Today, AskAuckland On-Hold Music. Tomorrow? Te Pākārito On-Hold Music.
“Bigger, better, faster… centralised?” seems to be the thinking behind the University’s recent decision to merge its student support services into one. Te Pākārito, ‘Student Hubs’, will replace all individual faculty-based and AskAuckland course advisors and student support with one main hub. According to the University, “Students will receive personalised and seamless service and advice no matter where or how they make contact with the University.” The faculty Student Centres will close from April 1st, and starting from April 4th students can go to one of the three Auckland City locations (Central campus, Grafton and Epsom) for in-person help. The University’s announcement last week claims students will have the same access to advice and support as they did from their faculty’s staff.
The University has told Craccum the student services review isn’t about centralisation per se, the new model just “creates some organisational changes that combines shared services and faculty services” to improve consistency, accuracy and timeliness of support and advice to students.But how will this latest move by the University really affect students? To find out, we broke down the Student Services Function Review Summary (SSFRS) and got the low-down from a current student services staff member witnessing the process.
The introduction of Te Pākārito is meant to improve service accessibility for students. Combining the student support services into one is the University’s attempt to address the inefficiency and disjointedness students experienced from the outgoing student services’ siloed nature. The hope is Te Pākārito becomes students’ one-stop shop for all issues—no longer will students be bounced between advice services. Staff will allegedly be cross-trained to deliver comprehensive and tailored advice and support to students. Cross-training will give staff “the right breadth and depth of expertise, experience and decision-making clarity for a student-centric experience”. It is unclear what “right” will entail.
This is especially promising for conjoint students. In theory, students can come to one place for conjoint degree planning and course concessions without being shuffled between their faculties clueless about the other’s requirements. If the service can actually deliver such comprehensive advice, all students will benefit from cutting down waiting times and service delays.

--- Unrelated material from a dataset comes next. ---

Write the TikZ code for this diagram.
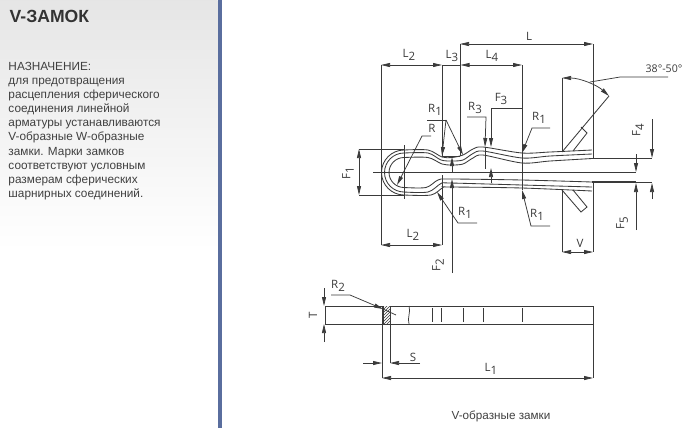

But according to the SSFRS, students may need to be referred to expert services if they’re seeking specialist services such as health and counselling, career developments and, yes, specialist degree advice. Rather than bouncing between dedicated faculty advisors, it is a real possibility students will be bounced within Te Pākārito instead.
Our student services staff insider was sceptical the new system would live up to its promise. When asked about combining information for complex courses and conjoints they expressed they “have little faith in the ability for the new student hubs to get it right”. They agree it is likely to be a “good move for conjoint students who are often told the wrong thing from one faculty support to the other” but predict “tailored individual support will go down.”
Unlike the previous system, Te Pākārito will have Māori- and Pasifika-specific roles to support Māori and Pacific student participation and achievement. The SSFRS claims this will be enabled by improved provision of programme-specific advice and support, advanced with student faculties and the Pro Vice-Chancellor Māori and Pro Vice-Chancellor Pacific.
Though centralisation could be a win for all students, it’s also the University’s latest business move. One of the University’s Review objectives for centralisation is to “accelerate the University’s achievement of segment market share targets.” Streamlining services would significantly cut operational costs. Our staff insider explained, “One central support space instead of one per faculty means a lot less staff, a lot less back-and-forth, and less running costs.” The Tertiary Education Union has stated that the Student Services Function Review has already redeployed 150 staff and released 22 staff. If Te Pākārito under-delivers with the service benefits promised to students, the University comes out on top in the long run.
It remains to be seen whether Te Pākārito will fix the flaws of the old system and provide all students the service experience they deserve, or if it’s just the University seeing dollar signs again.